The only way to solve it is to provide good governance. Let the people feel protected, otherwise, we have already been classified as a failed state – the reason being that all the indices of a failed state are present in our current situation. If not, how can over 100 children will be kidnapped and nothing is done and nobody is arrested?

So, under such circumstance, people will continue to agitate to have their own countries and all of that.

 QUES: What can you say you have so far achieved as a Senator since your election in 2019? Are there specific projects that you executed or attracted to your senatorial district?

Well, most of what I have done are constituency projects. Constituency projects are those projects that you facilitate under the national budget.

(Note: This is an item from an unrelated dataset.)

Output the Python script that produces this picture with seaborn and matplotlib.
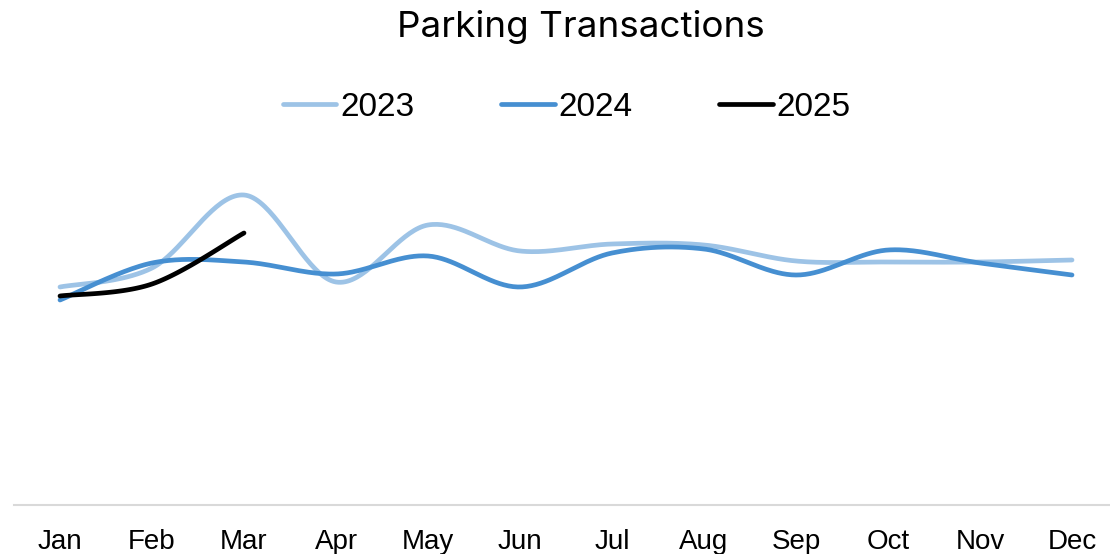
import numpy as np
import pandas as pd
import matplotlib
matplotlib.use("Agg")
import matplotlib.pyplot as plt
import seaborn as sns
from matplotlib.lines import Line2D

months = ["Jan", "Feb", "Mar", "Apr", "May", "Jun", "Jul", "Aug", "Sep", "Oct", "Nov", "Dec"]
years = ["2023", "2024", "2025"]
v2023 = [218, 237, 310, 223, 280, 254, 261, 260, 244, 243, 243, 245]
v2024 = [205, 242, 243, 231, 249, 218, 252, 256, 230, 255, 242, 230]
v2025 = [209, 221, 272]
colors = {"2023": "#9DC3E6", "2024": "#468FD1", "2025": "#000000"}


def smooth(values, n=40):
    """Catmull-Rom style smoothing (like Excel's smoothed line) for rendering."""
    y = np.asarray(values, dtype=float)
    x = np.arange(len(y), dtype=float)
    if len(y) < 3:
        return x, y
    px = np.concatenate([[x[0]], x, [x[-1]]])
    py = np.concatenate([[y[0]], y, [y[-1]]])
    xs, ys = [], []
    t = np.linspace(0, 1, n, endpoint=False)
    for i in range(1, len(px) - 2):
        p0, p1, p2, p3 = (np.array([px[j], py[j]]) for j in (i - 1, i, i + 1, i + 2))
        c1 = p1 + (p2 - p0) / 6.0
        c2 = p2 - (p3 - p1) / 6.0
        b = ((1 - t) ** 3)[:, None] * p1 + (3 * (1 - t) ** 2 * t)[:, None] * c1 \
            + (3 * (1 - t) * t ** 2)[:, None] * c2 + (t ** 3)[:, None] * p2
        xs.append(b[:, 0]); ys.append(b[:, 1])
    xs.append([x[-1]]); ys.append([y[-1]])
    return np.concatenate(xs), np.concatenate(ys)


rows = []
for yr, vals in zip(years, [v2023, v2024, v2025]):
    sx, sy = smooth(vals)
    rows.append(pd.DataFrame({"x": sx, "y": sy, "year": yr}))
df = pd.concat(rows, ignore_index=True)

sns.set_theme(style="white")
plt.rcParams["font.family"] = ["Inter", "DejaVu Sans"]
plt.rcParams["text.color"] = "black"

W, H = 1110, 554
fig = plt.figure(figsize=(W / 100, H / 100), dpi=100)
ax = fig.add_axes([14 / W, 49 / H, 1104 / W, 355 / H])

sns.lineplot(data=df, x="x", y="y", hue="year", palette=colors, sort=False,
             estimator=None, linewidth=3.4, ax=ax, legend=False)
for line in ax.lines:
    line.set_solid_capstyle("round")

ax.set_xlim(-0.5, 11.5)
ax.set_ylim(0, 355)
ax.set_xticks(range(len(months)))
ax.set_xticklabels(months, fontsize=20, color="black",
                   family=["Liberation Sans Narrow", "Liberation Sans", "DejaVu Sans"])
ax.tick_params(axis="x", length=0, pad=17)
ax.set_yticks([])
ax.set_xlabel("")
ax.set_ylabel("")
for s in ["top", "left", "right"]:
    ax.spines[s].set_visible(False)
ax.spines["bottom"].set_color("#D9D9D9")
ax.spines["bottom"].set_linewidth(1.5)

fig.text(581 / W, 1 - 27 / H, "Parking Transactions", ha="center", va="center",
         fontsize=26.5, color="black")

handles = [Line2D([0], [0], color=colors[y], lw=3.4, solid_capstyle="round") for y in years]
leg = fig.legend(handles, years, loc="center", bbox_to_anchor=(567 / W, 1 - 107 / H), ncol=3,
                 frameon=False, handlelength=1.6, handletextpad=0.12,
                 columnspacing=2.6, prop={"family": ["Liberation Sans", "DejaVu Sans"], "size": 24})
for t in leg.get_texts():
    t.set_color("black")

fig.savefig("out.png", dpi=100)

As National Assembly member, there are some projects that you facilitate that can impact meaningfully on your constituency. So, as Chairman of the Power Committee, most of the projects I have done are in the area of power, such as solar power, mini-grid and also construction of classrooms. The one that I have done that is personal, using my personal money, not through the budget, is the distribution of Keke NAPEP, which I distributed last week to impact on my constituents.

There are a lot of projects like bole holes that I have facilitated through the national budget. We are going on recess, I think probably next week, so I intend to start commissioning virtually all the projects in all the local government areas. In each of the seven local government areas, I have done 1, 2, 3, 4, 5, 6, 7 projects. But the biggest of them is the mini- grid, and I have done two of them – one is at Anwase. That will serve about 300 households, and we have already done the networking that will provide light 24/7. I have also done another one at Atekombu in Ushongo Local Government Area where it will also supply light 24/7 for over 300 households as well.

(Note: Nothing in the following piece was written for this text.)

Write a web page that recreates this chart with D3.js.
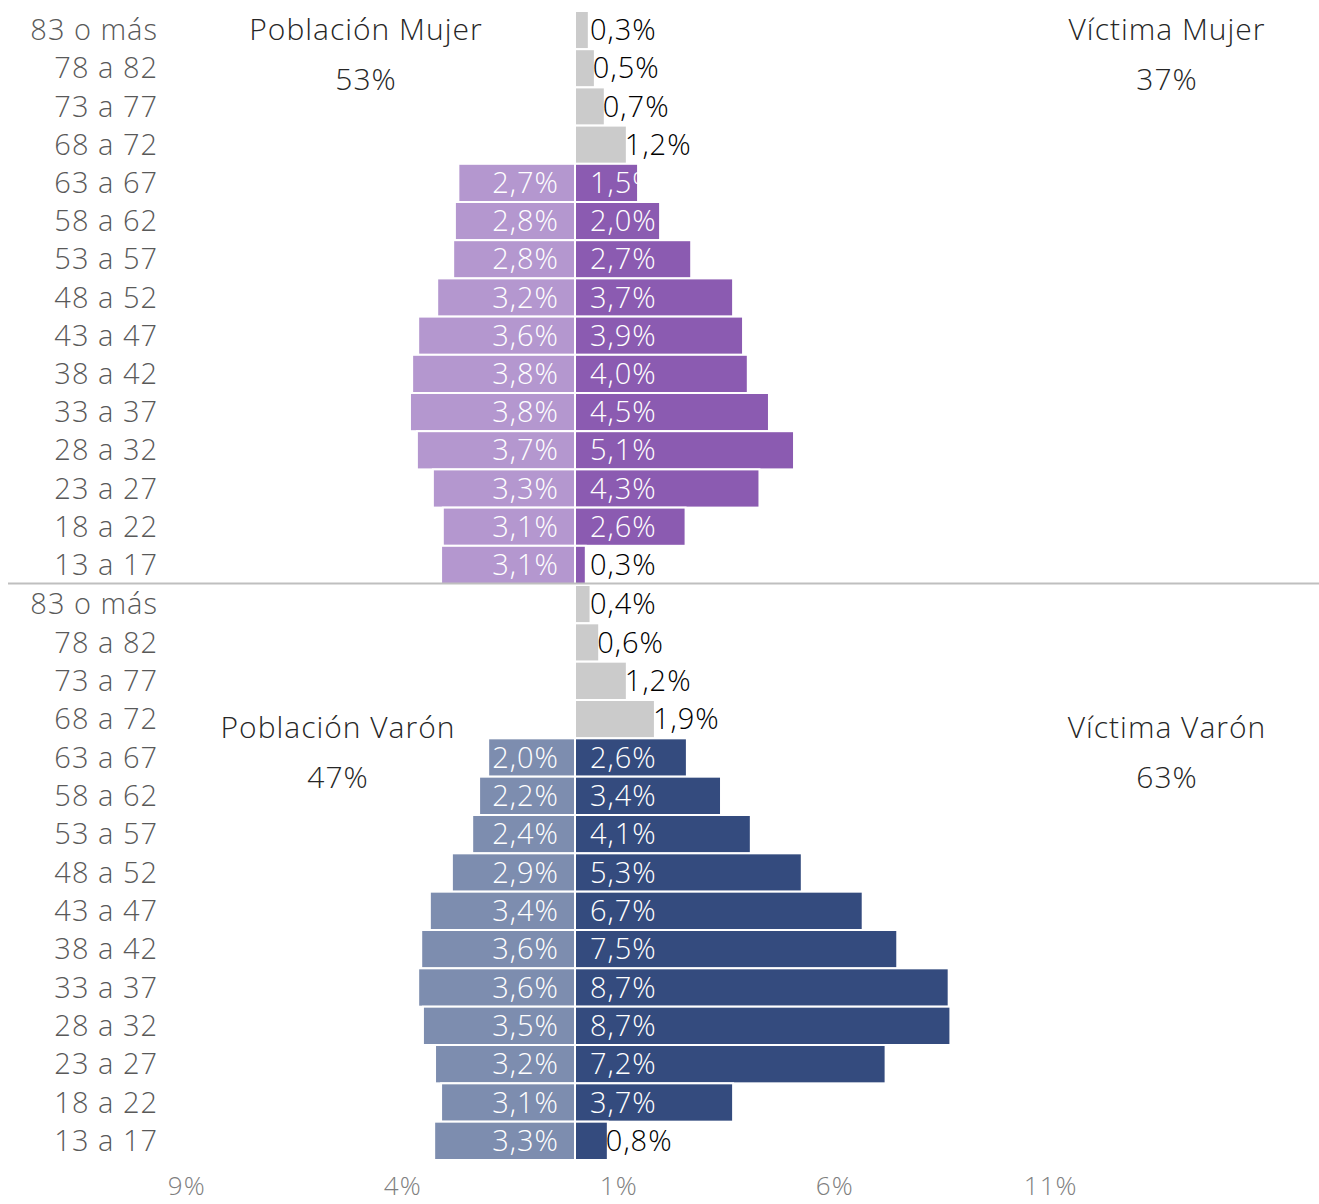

These are actually the biggest projects I have done, and are very, very impactful before these villages because may be in the next 20 years, they wouldn’t have had light, but today, they are having more electricity than I have here. As far as there is sunlight, they will continue to have light.

There are a number of other ones that I have done, including the passing of the two constituencies that have been outstanding since 2005.

As Chairman of Senate committee on Power, what would you say is responsible for the poor performance of the Power Sector, especially with the epileptic electricity supply in the country?

That question alone will take me like 30 minutes to answer because there a lot of issues in the power sector. When the power sector was unbundled, it was unbundled to enhance efficiency; that was the intention – that if you put it in private hands, there would be more efficiency because they will run it as business and people will pay when they have light. Unfortunately, the unbundling was done in a haste, so there were a lot of challenges that the unbundling confronted as you can now see. Generation and distribution were in the hands of private entities and transmission in the hands of government. They need to be synergy; they need to synchronize so that if you generate 5000 megawatts, transmission should be able to will that 5000 megawatts and distribution should be able to distribute those 5000 megawatts, but that is not the case and there are reasons for it.

So, it is a question that will take time for me to break it down. But I am just giving you a summary of what has happened. Now, the distribution companies said they inherited dilapidated infrastructure and the transmission said the infrastructure for transmission has been long overdue. So, there are technical nonsense as the will power.

For generation, most of the thermal power plants – the ones that use gas – they have gas issues because there is lack of gas infrastructure. For the hydro ones, once it is dry season and there is little water, they have to close some of the turbines. So, it is a mixture of a whole lot. What they need to do is to sit down and do proper planning to synchronize generation, transmission and distribution. That is why the cement contract was meant for. Where the cement company is now is another question for another day.

As we talk now, generation has dropped drastically to between either 2000 or 3000 megawatts, and so they have to share light. So, it is complex thing, except the government decides to be serious and face the power issue with all seriousness, we will continue to experience this in the next 10 years.

What do you have to say about the Southern Governors’ demand for 2023 Presidency and Anti-grazing Law?

Well, I will answer that question by referring you to what the Greeks say. The Greeks classified human beings into three broad categories: They said there are categories who are idiots, there are categories who are tribesmen and there are categories who are citizens. The agitation of the Southern governors is because we fall into the categories of idiots and tribesmen, we don’t have citizens.

Who is an idiot? An idiot is somebody who, if you say is a correspondent of a newspaper, his writings are all lies, he doesn’t write the truth. If you put him in an office, he must steal money, if you give him an exam, he must cheat. A tribesman sees everything from the prism of his tribe, and they classified tribe as not only religion but that if you put him in a position and you are not from his tribe or religion, he will not get anything meaningful. That is a tribesman.

But a citizen is one who, if he drives her by 2: AM and the traffic light shows red, he would stop until he is shown the green light to go. We don’t have citizens; we are tribesmen and idiots. So, we will continue to agitate for positions of importance to come to us because it is the only time we feel that we belong and we can patronise our own people. If we are citizens, it will not matter to us where the President comes from. That answers the question.

So, we don’t have citizens and that is why we are agitating for all these. But they said an idiot can become a citizen by training and a tribesman can become a citizen by orientation. So, let us train ourselves so that we can move out of these categories.

 On Open Grazing Prohibition Law, When I was governor, I chaired the committee set up by the National Economic Council to look at the issue of conflicts between herdsmen and farmers. It was myself and then Governor of Adamawa State, Murtala Nyako, but when Nyako was removed as Governor unceremoniously, I became the sole chairman and visited many countries, including African countries, to be able to put a report together. It will interest you to know that I went to a country as small as Namibia. 40% of beef consumed in Europe comes from Namibia, and they do it through ranching. The cattle are not roaming all over the place in Namibia. In the first place, they don’t have the land.

So, I don’t know why ranching cannot be done here.

When I came back, we presented a beautiful report and it was unanimously accepted by all the governors in the council. In that report, we recommended that a N100 billion CBN (Central Bank of Nigeria) money should be put together so that any state that is interested in ranching can come and take that money.

We also recommended a model that when you are doing a ranch, it should be where there is school, dam and road, so that they don’t move anyhow. When we lost election, that report was jettisoned, but it is still there and anybody can dust it and work on it.

You should know that it did not start here. If you watch western movies, you will see, and it reflects how those herders were moving cattle across America; there were lots of conflicts. So, what they are acting is what used to happen in America.